Can you set down, exactly as they appear below, the lines from the opening of the material through the one bearing "import plotly.graph_objects as go", minus the pictures?

Begin

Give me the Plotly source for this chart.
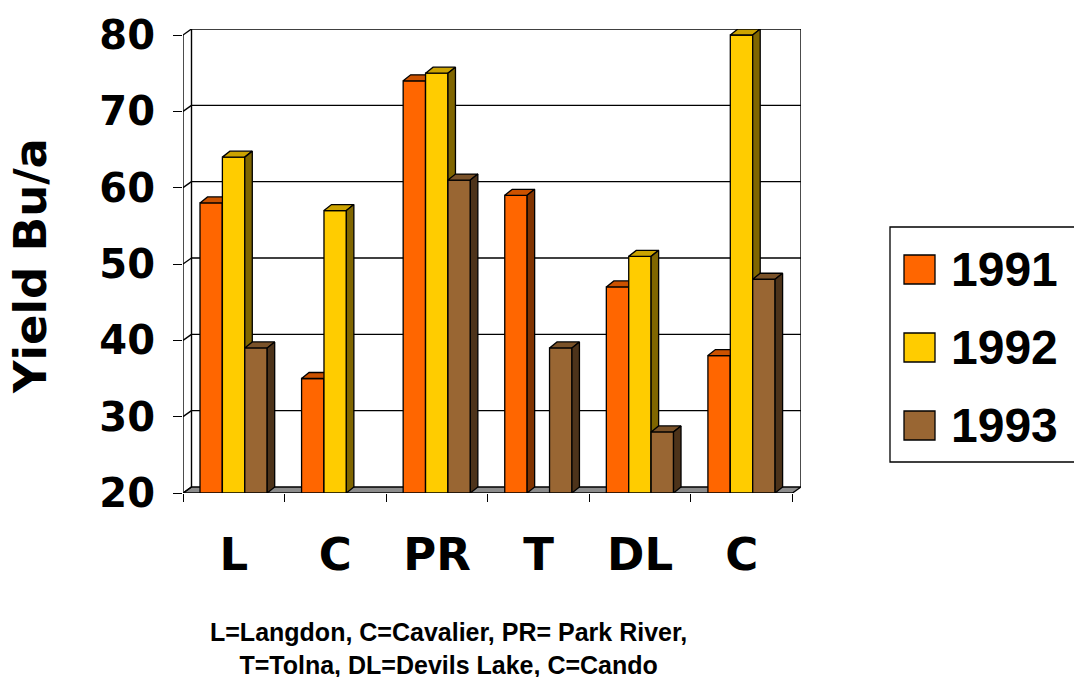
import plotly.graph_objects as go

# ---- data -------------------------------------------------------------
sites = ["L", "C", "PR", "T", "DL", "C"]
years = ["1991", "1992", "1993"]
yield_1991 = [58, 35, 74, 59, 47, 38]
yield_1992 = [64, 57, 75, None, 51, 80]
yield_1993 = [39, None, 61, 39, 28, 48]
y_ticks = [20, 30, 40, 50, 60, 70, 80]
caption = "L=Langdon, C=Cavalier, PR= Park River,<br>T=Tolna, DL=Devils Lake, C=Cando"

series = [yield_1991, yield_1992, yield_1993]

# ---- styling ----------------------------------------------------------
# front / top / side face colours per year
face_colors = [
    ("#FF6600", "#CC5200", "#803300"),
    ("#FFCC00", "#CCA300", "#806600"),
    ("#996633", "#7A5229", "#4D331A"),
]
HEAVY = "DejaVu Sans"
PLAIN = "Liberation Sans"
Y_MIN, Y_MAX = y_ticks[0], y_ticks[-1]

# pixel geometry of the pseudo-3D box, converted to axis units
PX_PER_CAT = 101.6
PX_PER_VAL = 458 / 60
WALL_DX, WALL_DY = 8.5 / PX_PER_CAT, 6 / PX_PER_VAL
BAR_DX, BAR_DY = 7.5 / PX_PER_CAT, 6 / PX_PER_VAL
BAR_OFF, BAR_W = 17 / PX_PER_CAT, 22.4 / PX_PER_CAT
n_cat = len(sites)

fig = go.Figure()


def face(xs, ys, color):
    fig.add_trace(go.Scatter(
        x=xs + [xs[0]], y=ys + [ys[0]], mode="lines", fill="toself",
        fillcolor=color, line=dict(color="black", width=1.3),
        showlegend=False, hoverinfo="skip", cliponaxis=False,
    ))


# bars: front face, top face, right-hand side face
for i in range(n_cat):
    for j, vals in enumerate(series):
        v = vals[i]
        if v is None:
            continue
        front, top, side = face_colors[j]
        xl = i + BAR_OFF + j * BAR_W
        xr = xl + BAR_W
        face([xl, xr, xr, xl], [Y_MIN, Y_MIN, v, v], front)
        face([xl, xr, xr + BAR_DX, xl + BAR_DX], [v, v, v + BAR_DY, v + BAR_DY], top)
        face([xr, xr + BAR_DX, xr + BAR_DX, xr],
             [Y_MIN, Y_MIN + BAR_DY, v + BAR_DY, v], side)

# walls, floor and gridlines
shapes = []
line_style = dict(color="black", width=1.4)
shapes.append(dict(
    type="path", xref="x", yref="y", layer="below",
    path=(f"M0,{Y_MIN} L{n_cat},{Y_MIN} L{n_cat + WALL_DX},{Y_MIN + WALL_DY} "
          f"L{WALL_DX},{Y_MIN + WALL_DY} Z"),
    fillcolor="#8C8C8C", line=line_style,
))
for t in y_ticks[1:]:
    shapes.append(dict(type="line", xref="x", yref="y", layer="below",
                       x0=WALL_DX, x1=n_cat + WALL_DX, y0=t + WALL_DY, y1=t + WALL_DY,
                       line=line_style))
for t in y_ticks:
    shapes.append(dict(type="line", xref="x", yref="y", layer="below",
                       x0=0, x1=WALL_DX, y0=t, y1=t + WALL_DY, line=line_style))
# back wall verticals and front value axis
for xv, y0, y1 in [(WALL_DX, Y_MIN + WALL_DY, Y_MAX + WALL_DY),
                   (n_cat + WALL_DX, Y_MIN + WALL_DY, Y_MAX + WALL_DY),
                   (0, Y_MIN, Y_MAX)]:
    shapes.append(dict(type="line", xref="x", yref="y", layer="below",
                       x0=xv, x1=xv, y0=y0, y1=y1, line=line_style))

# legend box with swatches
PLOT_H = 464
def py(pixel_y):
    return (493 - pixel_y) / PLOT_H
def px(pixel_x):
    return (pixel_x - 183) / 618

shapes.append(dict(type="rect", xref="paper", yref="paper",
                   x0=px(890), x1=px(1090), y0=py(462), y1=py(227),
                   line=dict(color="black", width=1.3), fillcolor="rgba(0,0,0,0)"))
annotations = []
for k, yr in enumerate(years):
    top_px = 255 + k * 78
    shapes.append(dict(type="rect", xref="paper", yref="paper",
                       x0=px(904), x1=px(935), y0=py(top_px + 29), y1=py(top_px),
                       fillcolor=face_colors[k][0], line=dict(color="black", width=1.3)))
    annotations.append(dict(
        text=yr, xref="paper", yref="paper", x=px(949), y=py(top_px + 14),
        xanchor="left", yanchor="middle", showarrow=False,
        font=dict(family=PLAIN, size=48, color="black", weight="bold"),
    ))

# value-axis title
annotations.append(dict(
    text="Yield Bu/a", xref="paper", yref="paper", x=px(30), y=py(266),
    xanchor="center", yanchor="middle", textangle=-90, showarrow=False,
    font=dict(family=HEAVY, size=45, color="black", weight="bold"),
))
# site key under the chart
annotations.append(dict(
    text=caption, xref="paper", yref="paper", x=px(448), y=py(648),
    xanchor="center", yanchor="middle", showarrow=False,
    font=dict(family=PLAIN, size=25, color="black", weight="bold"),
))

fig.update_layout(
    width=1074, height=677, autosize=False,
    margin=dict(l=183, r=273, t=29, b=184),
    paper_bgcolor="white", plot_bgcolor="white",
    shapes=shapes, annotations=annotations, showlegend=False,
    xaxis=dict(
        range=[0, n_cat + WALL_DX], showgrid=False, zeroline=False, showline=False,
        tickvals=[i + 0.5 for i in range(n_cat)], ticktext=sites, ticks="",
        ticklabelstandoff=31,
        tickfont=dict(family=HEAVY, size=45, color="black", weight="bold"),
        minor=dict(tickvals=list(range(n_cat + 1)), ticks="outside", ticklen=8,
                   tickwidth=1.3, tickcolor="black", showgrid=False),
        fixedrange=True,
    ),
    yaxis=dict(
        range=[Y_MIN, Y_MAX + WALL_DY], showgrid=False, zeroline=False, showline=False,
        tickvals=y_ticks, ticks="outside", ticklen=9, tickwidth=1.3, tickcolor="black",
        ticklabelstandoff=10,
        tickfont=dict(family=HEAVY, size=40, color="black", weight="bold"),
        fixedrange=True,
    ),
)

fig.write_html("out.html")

End

__Task answer__
Give me the Plotly source for this chart.
import plotly.graph_objects as go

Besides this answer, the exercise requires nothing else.